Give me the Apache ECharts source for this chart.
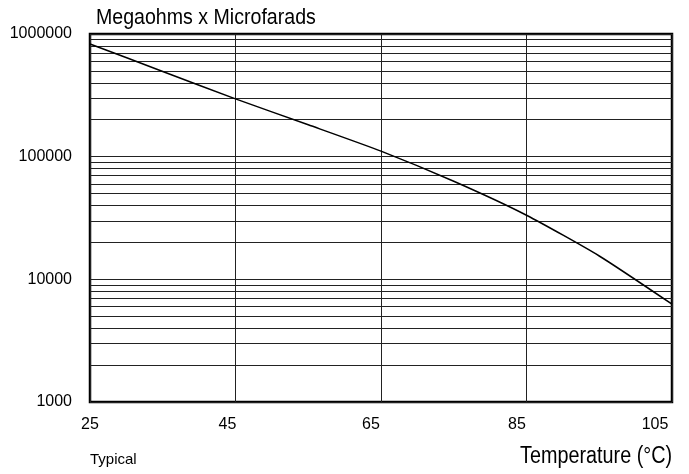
<!DOCTYPE html>
<html>
<head>
<meta charset="utf-8">
<script src="https://cdn.jsdelivr.net/npm/echarts@6/dist/echarts.min.js"></script>
<style>
  html, body { margin: 0; padding: 0; background: #fff; }
  #chart { width: 689px; height: 474px; }
</style>
</head>
<body>
<div id="chart"></div>
<script>
// Insulation resistance (megohm x microfarad) against temperature
var temperatures = [25, 35, 45, 55, 65, 75, 85, 95, 105];
var megohmMicrofarad = [830000, 495000, 296000, 182000, 111000, 63000, 33300, 15500, 6270];

// Decade subdivisions drawn as horizontal rulings on the log axis
var rulingValues = [
  2000, 3000, 4000, 5000, 6000, 7000, 8000, 9000, 10000,
  20000, 30000, 40000, 50000, 60000, 70000, 80000, 90000, 100000,
  200000, 300000, 400000, 500000, 600000, 700000, 800000, 900000
];
var xTicks = [25, 45, 65, 85, 105];

var FONT = '"Liberation Sans", Arial, sans-serif';

var chart = echarts.init(document.getElementById('chart'), null, { renderer: 'canvas' });

var lineData = temperatures.map(function (t, i) { return [t, megohmMicrofarad[i]]; });

var tickRich = {};
[0, 16, 20, 19, 34].forEach(function (pad, i) {
  tickRich['s' + i] = { fontFamily: FONT, fontSize: 16, color: '#000', padding: [0, pad, 0, 0] };
});

chart.setOption({
  animation: false,
  backgroundColor: '#ffffff',
  grid: {
    left: 90, right: 17, top: 34, bottom: 72,
    show: true, borderColor: '#000', borderWidth: 2.5, backgroundColor: 'transparent'
  },
  xAxis: {
    type: 'value',
    min: 25, max: 105, interval: 20,
    axisLine: { show: false },
    axisTick: { show: false },
    splitLine: { show: true, lineStyle: { color: '#222', width: 1 } },
    axisLabel: {
      margin: 15,
      fontFamily: FONT, fontSize: 16, color: '#000',
      formatter: function (v) {
        return '{s' + xTicks.indexOf(v) + '|' + v + '}';
      },
      rich: tickRich
    }
  },
  yAxis: {
    type: 'log',
    logBase: 10,
    min: 1000, max: 1000000,
    axisLine: { show: false },
    axisTick: { show: false },
    splitLine: { show: true, lineStyle: { color: '#222', width: 1 } },
    axisLabel: {
      margin: 18,
      fontFamily: FONT, fontSize: 16, color: '#000',
      formatter: function (v) { return String(Math.round(v)); }
    }
  },
  graphic: [
    {
      type: 'text', x: 96, y: 18, scaleX: 0.89,
      style: { text: 'Megaohms x Microfarads', font: '22px ' + FONT, fill: '#000',
               align: 'left', verticalAlign: 'middle' }
    },
    {
      type: 'text', x: 672, y: 457, scaleX: 0.86,
      style: { text: 'Temperature (°C)', font: '23px ' + FONT, fill: '#000',
               align: 'right', verticalAlign: 'middle' }
    },
    {
      type: 'text', x: 90, y: 460,
      style: { text: 'Typical', font: '15px ' + FONT, fill: '#000',
               align: 'left', verticalAlign: 'middle' }
    }
  ],
  series: [
    {
      type: 'line',
      data: lineData,
      smooth: 0.2,
      showSymbol: false,
      lineStyle: { color: '#000', width: 1.5 },
      z: 5,
      markLine: {
        silent: true,
        symbol: ['none', 'none'],
        label: { show: false },
        lineStyle: { color: '#222', width: 1, type: 'solid' },
        data: rulingValues.map(function (v) { return { yAxis: v }; })
      }
    }
  ]
});
</script>
</body>
</html>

▶ What is required: Omitting all pictures, restate exactly the lines of the material from its start through the line that contains "33300, 15500, 6270];".

▶ Response to this exercise:
Give me the Apache ECharts source for this chart.
<!DOCTYPE html>
<html>
<head>
<meta charset="utf-8">
<script src="https://cdn.jsdelivr.net/npm/echarts@6/dist/echarts.min.js"></script>
<style>
  html, body { margin: 0; padding: 0; background: #fff; }
  #chart { width: 689px; height: 474px; }
</style>
</head>
<body>
<div id="chart"></div>
<script>
// Insulation resistance (megohm x microfarad) against temperature
var temperatures = [25, 35, 45, 55, 65, 75, 85, 95, 105];
var megohmMicrofarad = [830000, 495000, 296000, 182000, 111000, 63000, 33300, 15500, 6270];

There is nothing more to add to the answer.